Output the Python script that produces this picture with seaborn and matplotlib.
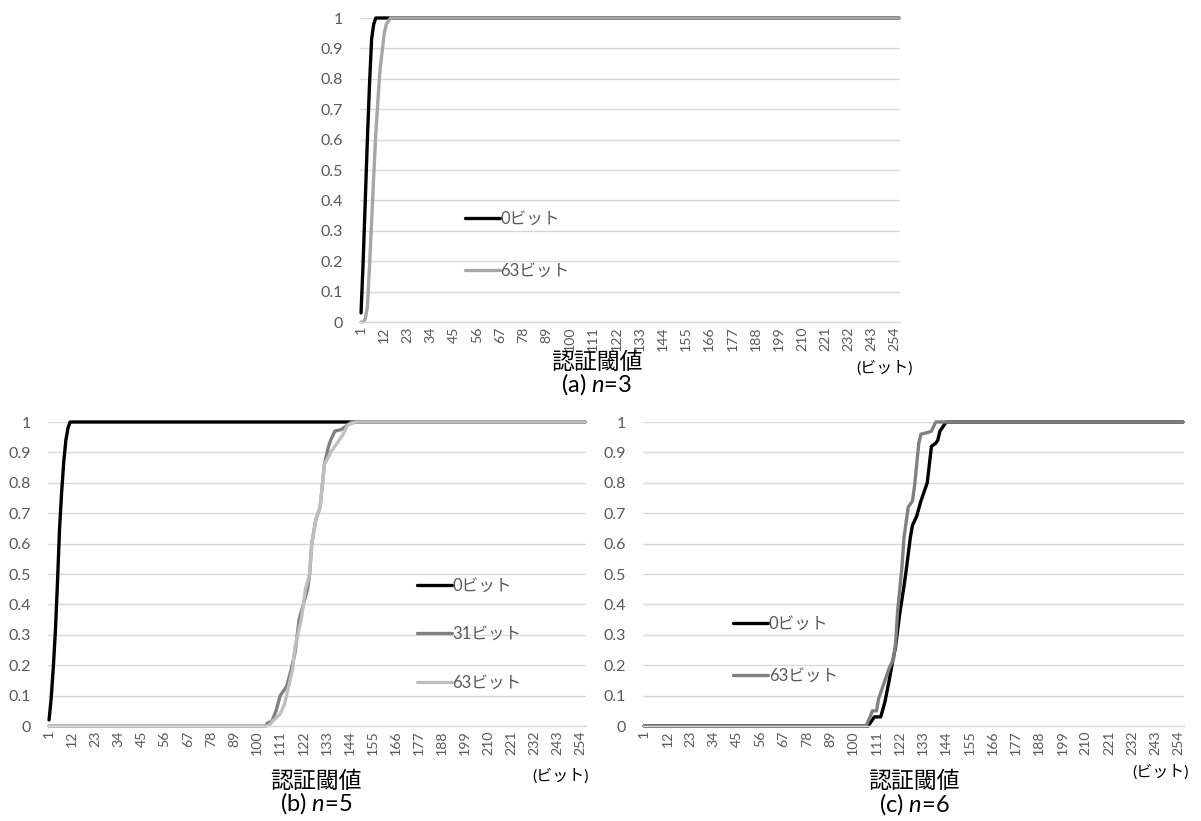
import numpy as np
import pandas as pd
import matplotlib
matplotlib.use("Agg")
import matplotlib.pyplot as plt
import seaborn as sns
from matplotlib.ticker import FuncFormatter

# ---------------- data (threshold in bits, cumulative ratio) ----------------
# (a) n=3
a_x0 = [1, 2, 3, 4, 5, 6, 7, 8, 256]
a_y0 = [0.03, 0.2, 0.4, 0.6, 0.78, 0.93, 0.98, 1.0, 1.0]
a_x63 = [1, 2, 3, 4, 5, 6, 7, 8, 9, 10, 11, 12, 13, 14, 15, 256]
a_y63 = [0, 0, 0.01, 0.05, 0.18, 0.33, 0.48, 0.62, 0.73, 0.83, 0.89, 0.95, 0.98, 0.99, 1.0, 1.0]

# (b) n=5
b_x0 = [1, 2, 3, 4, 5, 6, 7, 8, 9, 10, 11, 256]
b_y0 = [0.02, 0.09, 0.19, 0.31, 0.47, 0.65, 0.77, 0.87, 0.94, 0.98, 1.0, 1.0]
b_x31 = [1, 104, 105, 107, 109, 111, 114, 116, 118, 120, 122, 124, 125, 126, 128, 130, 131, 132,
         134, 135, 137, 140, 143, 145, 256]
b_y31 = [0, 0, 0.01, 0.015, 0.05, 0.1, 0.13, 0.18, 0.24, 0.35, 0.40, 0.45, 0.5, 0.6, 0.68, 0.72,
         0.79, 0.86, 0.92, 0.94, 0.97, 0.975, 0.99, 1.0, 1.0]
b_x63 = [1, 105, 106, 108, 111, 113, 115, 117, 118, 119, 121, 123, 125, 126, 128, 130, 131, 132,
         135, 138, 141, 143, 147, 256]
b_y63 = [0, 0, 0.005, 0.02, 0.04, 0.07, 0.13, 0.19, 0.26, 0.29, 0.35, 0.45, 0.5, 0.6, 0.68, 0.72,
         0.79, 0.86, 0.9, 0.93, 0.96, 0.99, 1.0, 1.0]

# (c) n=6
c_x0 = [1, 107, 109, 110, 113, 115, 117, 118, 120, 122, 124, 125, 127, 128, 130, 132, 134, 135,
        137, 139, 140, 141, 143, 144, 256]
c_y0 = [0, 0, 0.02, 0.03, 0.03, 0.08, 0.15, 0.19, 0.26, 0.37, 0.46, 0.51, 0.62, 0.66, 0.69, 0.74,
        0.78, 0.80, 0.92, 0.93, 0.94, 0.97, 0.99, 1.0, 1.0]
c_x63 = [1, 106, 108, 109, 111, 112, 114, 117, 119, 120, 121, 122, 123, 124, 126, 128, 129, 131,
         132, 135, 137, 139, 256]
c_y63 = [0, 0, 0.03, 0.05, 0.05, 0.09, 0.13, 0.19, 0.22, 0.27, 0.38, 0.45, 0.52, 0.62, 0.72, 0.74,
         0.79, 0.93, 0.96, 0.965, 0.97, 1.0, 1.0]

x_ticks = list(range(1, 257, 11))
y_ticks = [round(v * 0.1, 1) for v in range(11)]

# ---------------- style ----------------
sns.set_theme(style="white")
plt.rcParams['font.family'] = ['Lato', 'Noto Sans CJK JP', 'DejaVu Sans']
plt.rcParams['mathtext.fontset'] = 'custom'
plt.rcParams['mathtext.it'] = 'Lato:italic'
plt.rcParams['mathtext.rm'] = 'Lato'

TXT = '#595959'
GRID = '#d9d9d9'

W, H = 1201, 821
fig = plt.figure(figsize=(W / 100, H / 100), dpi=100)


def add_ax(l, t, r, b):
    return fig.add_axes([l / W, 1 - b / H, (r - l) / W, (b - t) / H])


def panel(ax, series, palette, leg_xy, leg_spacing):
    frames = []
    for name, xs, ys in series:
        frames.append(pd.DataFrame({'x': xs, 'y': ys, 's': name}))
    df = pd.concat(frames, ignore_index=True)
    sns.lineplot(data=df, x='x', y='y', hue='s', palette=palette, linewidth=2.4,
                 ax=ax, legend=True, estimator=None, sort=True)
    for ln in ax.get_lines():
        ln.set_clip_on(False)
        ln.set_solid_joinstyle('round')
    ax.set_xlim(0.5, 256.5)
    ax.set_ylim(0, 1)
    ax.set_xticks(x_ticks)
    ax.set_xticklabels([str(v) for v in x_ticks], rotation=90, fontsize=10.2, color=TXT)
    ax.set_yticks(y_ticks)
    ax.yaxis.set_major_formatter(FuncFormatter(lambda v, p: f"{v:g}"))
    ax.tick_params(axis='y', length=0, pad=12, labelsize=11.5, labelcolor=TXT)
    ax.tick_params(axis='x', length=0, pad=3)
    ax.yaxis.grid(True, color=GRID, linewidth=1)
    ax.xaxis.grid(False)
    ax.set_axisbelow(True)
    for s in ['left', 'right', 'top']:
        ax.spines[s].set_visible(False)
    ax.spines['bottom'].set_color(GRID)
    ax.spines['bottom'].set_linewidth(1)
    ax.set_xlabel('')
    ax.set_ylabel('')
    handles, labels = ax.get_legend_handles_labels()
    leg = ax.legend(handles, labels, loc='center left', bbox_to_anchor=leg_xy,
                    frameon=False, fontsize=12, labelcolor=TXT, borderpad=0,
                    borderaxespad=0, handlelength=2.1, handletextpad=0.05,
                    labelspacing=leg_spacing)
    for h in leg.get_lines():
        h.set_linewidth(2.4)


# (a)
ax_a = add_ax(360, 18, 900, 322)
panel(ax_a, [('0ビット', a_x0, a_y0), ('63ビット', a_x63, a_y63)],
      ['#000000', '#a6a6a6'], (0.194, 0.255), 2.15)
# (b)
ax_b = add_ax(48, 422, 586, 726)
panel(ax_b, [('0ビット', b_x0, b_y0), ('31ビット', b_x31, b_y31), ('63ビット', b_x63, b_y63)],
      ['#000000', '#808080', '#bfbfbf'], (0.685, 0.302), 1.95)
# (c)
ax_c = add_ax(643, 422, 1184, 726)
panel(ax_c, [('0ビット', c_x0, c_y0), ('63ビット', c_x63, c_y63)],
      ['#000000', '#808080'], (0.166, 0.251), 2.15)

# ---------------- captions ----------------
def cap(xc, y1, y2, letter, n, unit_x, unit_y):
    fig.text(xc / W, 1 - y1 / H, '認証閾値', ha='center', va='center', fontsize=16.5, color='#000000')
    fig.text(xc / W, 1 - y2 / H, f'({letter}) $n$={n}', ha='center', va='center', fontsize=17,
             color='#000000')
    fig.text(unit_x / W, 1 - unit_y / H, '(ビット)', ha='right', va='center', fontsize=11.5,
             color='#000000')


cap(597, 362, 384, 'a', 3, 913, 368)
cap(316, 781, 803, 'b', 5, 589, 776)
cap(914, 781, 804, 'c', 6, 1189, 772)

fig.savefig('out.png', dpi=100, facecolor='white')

= = =

STATED GOAL
Take the data above and repeat it exactly, leaving each picture out.

FINAL RESULT
Output the Python script that produces this picture with seaborn and matplotlib.
import numpy as np
import pandas as pd
import matplotlib
matplotlib.use("Agg")
import matplotlib.pyplot as plt
import seaborn as sns
from matplotlib.ticker import FuncFormatter

# ---------------- data (threshold in bits, cumulative ratio) ----------------
# (a) n=3
a_x0 = [1, 2, 3, 4, 5, 6, 7, 8, 256]
a_y0 = [0.03, 0.2, 0.4, 0.6, 0.78, 0.93, 0.98, 1.0, 1.0]
a_x63 = [1, 2, 3, 4, 5, 6, 7, 8, 9, 10, 11, 12, 13, 14, 15, 256]
a_y63 = [0, 0, 0.01, 0.05, 0.18, 0.33, 0.48, 0.62, 0.73, 0.83, 0.89, 0.95, 0.98, 0.99, 1.0, 1.0]

# (b) n=5
b_x0 = [1, 2, 3, 4, 5, 6, 7, 8, 9, 10, 11, 256]
b_y0 = [0.02, 0.09, 0.19, 0.31, 0.47, 0.65, 0.77, 0.87, 0.94, 0.98, 1.0, 1.0]
b_x31 = [1, 104, 105, 107, 109, 111, 114, 116, 118, 120, 122, 124, 125, 126, 128, 130, 131, 132,
         134, 135, 137, 140, 143, 145, 256]
b_y31 = [0, 0, 0.01, 0.015, 0.05, 0.1, 0.13, 0.18, 0.24, 0.35, 0.40, 0.45, 0.5, 0.6, 0.68, 0.72,
         0.79, 0.86, 0.92, 0.94, 0.97, 0.975, 0.99, 1.0, 1.0]
b_x63 = [1, 105, 106, 108, 111, 113, 115, 117, 118, 119, 121, 123, 125, 126, 128, 130, 131, 132,
         135, 138, 141, 143, 147, 256]
b_y63 = [0, 0, 0.005, 0.02, 0.04, 0.07, 0.13, 0.19, 0.26, 0.29, 0.35, 0.45, 0.5, 0.6, 0.68, 0.72,
         0.79, 0.86, 0.9, 0.93, 0.96, 0.99, 1.0, 1.0]

# (c) n=6
c_x0 = [1, 107, 109, 110, 113, 115, 117, 118, 120, 122, 124, 125, 127, 128, 130, 132, 134, 135,
        137, 139, 140, 141, 143, 144, 256]
c_y0 = [0, 0, 0.02, 0.03, 0.03, 0.08, 0.15, 0.19, 0.26, 0.37, 0.46, 0.51, 0.62, 0.66, 0.69, 0.74,
        0.78, 0.80, 0.92, 0.93, 0.94, 0.97, 0.99, 1.0, 1.0]
c_x63 = [1, 106, 108, 109, 111, 112, 114, 117, 119, 120, 121, 122, 123, 124, 126, 128, 129, 131,
         132, 135, 137, 139, 256]
c_y63 = [0, 0, 0.03, 0.05, 0.05, 0.09, 0.13, 0.19, 0.22, 0.27, 0.38, 0.45, 0.52, 0.62, 0.72, 0.74,
         0.79, 0.93, 0.96, 0.965, 0.97, 1.0, 1.0]

x_ticks = list(range(1, 257, 11))
y_ticks = [round(v * 0.1, 1) for v in range(11)]

# ---------------- style ----------------
sns.set_theme(style="white")
plt.rcParams['font.family'] = ['Lato', 'Noto Sans CJK JP', 'DejaVu Sans']
plt.rcParams['mathtext.fontset'] = 'custom'
plt.rcParams['mathtext.it'] = 'Lato:italic'
plt.rcParams['mathtext.rm'] = 'Lato'

TXT = '#595959'
GRID = '#d9d9d9'

W, H = 1201, 821
fig = plt.figure(figsize=(W / 100, H / 100), dpi=100)


def add_ax(l, t, r, b):
    return fig.add_axes([l / W, 1 - b / H, (r - l) / W, (b - t) / H])


def panel(ax, series, palette, leg_xy, leg_spacing):
    frames = []
    for name, xs, ys in series:
        frames.append(pd.DataFrame({'x': xs, 'y': ys, 's': name}))
    df = pd.concat(frames, ignore_index=True)
    sns.lineplot(data=df, x='x', y='y', hue='s', palette=palette, linewidth=2.4,
                 ax=ax, legend=True, estimator=None, sort=True)
    for ln in ax.get_lines():
        ln.set_clip_on(False)
        ln.set_solid_joinstyle('round')
    ax.set_xlim(0.5, 256.5)
    ax.set_ylim(0, 1)
    ax.set_xticks(x_ticks)
    ax.set_xticklabels([str(v) for v in x_ticks], rotation=90, fontsize=10.2, color=TXT)
    ax.set_yticks(y_ticks)
    ax.yaxis.set_major_formatter(FuncFormatter(lambda v, p: f"{v:g}"))
    ax.tick_params(axis='y', length=0, pad=12, labelsize=11.5, labelcolor=TXT)
    ax.tick_params(axis='x', length=0, pad=3)
    ax.yaxis.grid(True, color=GRID, linewidth=1)
    ax.xaxis.grid(False)
    ax.set_axisbelow(True)
    for s in ['left', 'right', 'top']:
        ax.spines[s].set_visible(False)
    ax.spines['bottom'].set_color(GRID)
    ax.spines['bottom'].set_linewidth(1)
    ax.set_xlabel('')
    ax.set_ylabel('')
    handles, labels = ax.get_legend_handles_labels()
    leg = ax.legend(handles, labels, loc='center left', bbox_to_anchor=leg_xy,
                    frameon=False, fontsize=12, labelcolor=TXT, borderpad=0,
                    borderaxespad=0, handlelength=2.1, handletextpad=0.05,
                    labelspacing=leg_spacing)
    for h in leg.get_lines():
        h.set_linewidth(2.4)


# (a)
ax_a = add_ax(360, 18, 900, 322)
panel(ax_a, [('0ビット', a_x0, a_y0), ('63ビット', a_x63, a_y63)],
      ['#000000', '#a6a6a6'], (0.194, 0.255), 2.15)
# (b)
ax_b = add_ax(48, 422, 586, 726)
panel(ax_b, [('0ビット', b_x0, b_y0), ('31ビット', b_x31, b_y31), ('63ビット', b_x63, b_y63)],
      ['#000000', '#808080', '#bfbfbf'], (0.685, 0.302), 1.95)
# (c)
ax_c = add_ax(643, 422, 1184, 726)
panel(ax_c, [('0ビット', c_x0, c_y0), ('63ビット', c_x63, c_y63)],
      ['#000000', '#808080'], (0.166, 0.251), 2.15)

# ---------------- captions ----------------
def cap(xc, y1, y2, letter, n, unit_x, unit_y):
    fig.text(xc / W, 1 - y1 / H, '認証閾値', ha='center', va='center', fontsize=16.5, color='#000000')
    fig.text(xc / W, 1 - y2 / H, f'({letter}) $n$={n}', ha='center', va='center', fontsize=17,
             color='#000000')
    fig.text(unit_x / W, 1 - unit_y / H, '(ビット)', ha='right', va='center', fontsize=11.5,
             color='#000000')


cap(597, 362, 384, 'a', 3, 913, 368)
cap(316, 781, 803, 'b', 5, 589, 776)
cap(914, 781, 804, 'c', 6, 1189, 772)

fig.savefig('out.png', dpi=100, facecolor='white')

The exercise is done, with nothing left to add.